Pour les scientifiques, cette technique pourrait « potentiellement être utilisée dans le développement de l’hibernation artificielle pour les vols spatiaux habités ». Et ainsi nous permettre de dormir profondément pendant de longs voyages, facilitant in fine notre conquête de l’espace. Car qui dit hibernation, dit eau et nourriture en moins à stocker, pendant le long périple qui nous emmènera vers Mars (6 à 9 mois de route) ou Jupiter (6 ans). En plus de ne pas s’ennuyer pendant des mois et des mois, entre les 4 murs d’une navette spatiale. Cet état de torpeur permettrait également de limiter les effets négatifs de l’apesanteur sur le corps humain, et de réduire l’espace nécessaire pour les loisirs dans les engins spatiaux.

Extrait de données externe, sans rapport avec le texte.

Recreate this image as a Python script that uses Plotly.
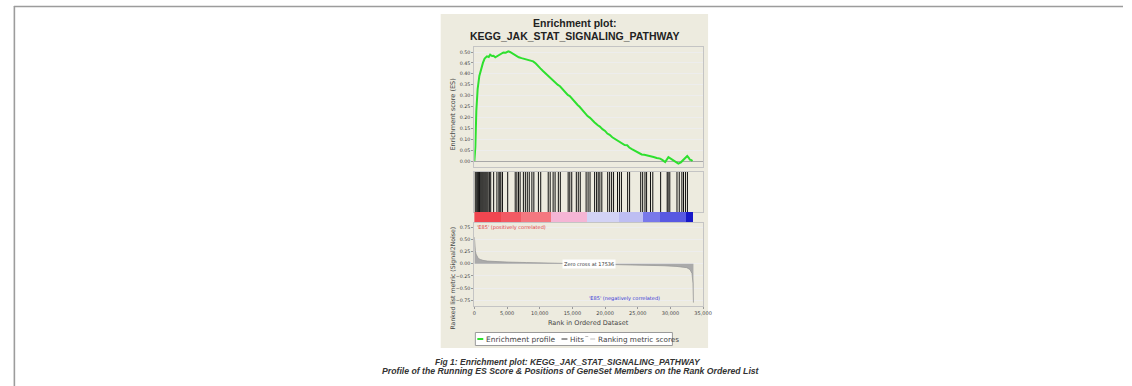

Pendant ce temps, l’ESA prépare des modules d’hibernation pour ses astronautes, « contrôlés par une IA et inspirés de l’ours », nous apprend Futura Sciences. « Les scientifiques de l’ESA imaginent déjà concevoir des sortes de nacelles à coque souple dans lesquelles les astronautes pourraient prendre place pour vivre en douceur cette phase d’hibernation qui les emmènerait jusqu’à Mars. Dans un environnement apaisant, avec des lumières tamisées, une température basse — moins de 10 °C — et une humidité élevée », indique le site spécialisé. Une intelligence artificielle se chargerait de son côté de « gérer des opérations de routine, mais aussi les anomalies et les urgences ». Exactement comme dans des films comme Passengers ou Interstellar, en somme.

Peut-être que dans un avenir proche, nous pourrons donc plonger dans l’hypersommeil pendant les longs trajets spatiaux et nous réveiller en pleine forme à destination. Mais nous sommes encore très loin de ce type de scénario. En attendant, les chercheurs perçoivent dans cette découverte une application beaucoup plus terre à terre, qui concerne la médecine. En effet, ces périodes de sommeil suspendu pourraient offrir aux médecins et aux soignants davantage de temps pour traiter les traumatismes de leurs patients, ainsi que les maladies graves. Par exemple, en plongeant dans un état de « torpeur » un soldat blessé, il serait possible de gagner du temps en plus pour stopper une hémorragie. D’autres scientifiques entrevoient aussi la possibilité de prolonger la vie des organes prélevés sur un donneur.

ESA hibernation 

Et la cryogénisation, dans tout ça ?

A très très long terme, l’hibernation pourrait peut-être résoudre le problème auquel sont confrontés d’autres chercheurs chinois, qui se retrouvent face aux fantasmes de de riches transhumanistes, dont le rêve est de congeler leurs corps dans l’espoir d’être ressuscités un jour. Les rares défunts dont les corps ont déjà été « cryogénisés » ne sont, pour l’heure, jamais revenus à la vie. Et cela ne semble pas prêt de changer. Pour voyager dans le temps, vers le futur, et être certain de se réveiller, peut-être la solution sera-t-elle d’hiberner. Il s’agit cette fois d’un pur scénario de science-fiction. Mais les chercheurs le prouvent régulièrement : de nos jours, la fiction ne reste jamais très longtemps de la fiction.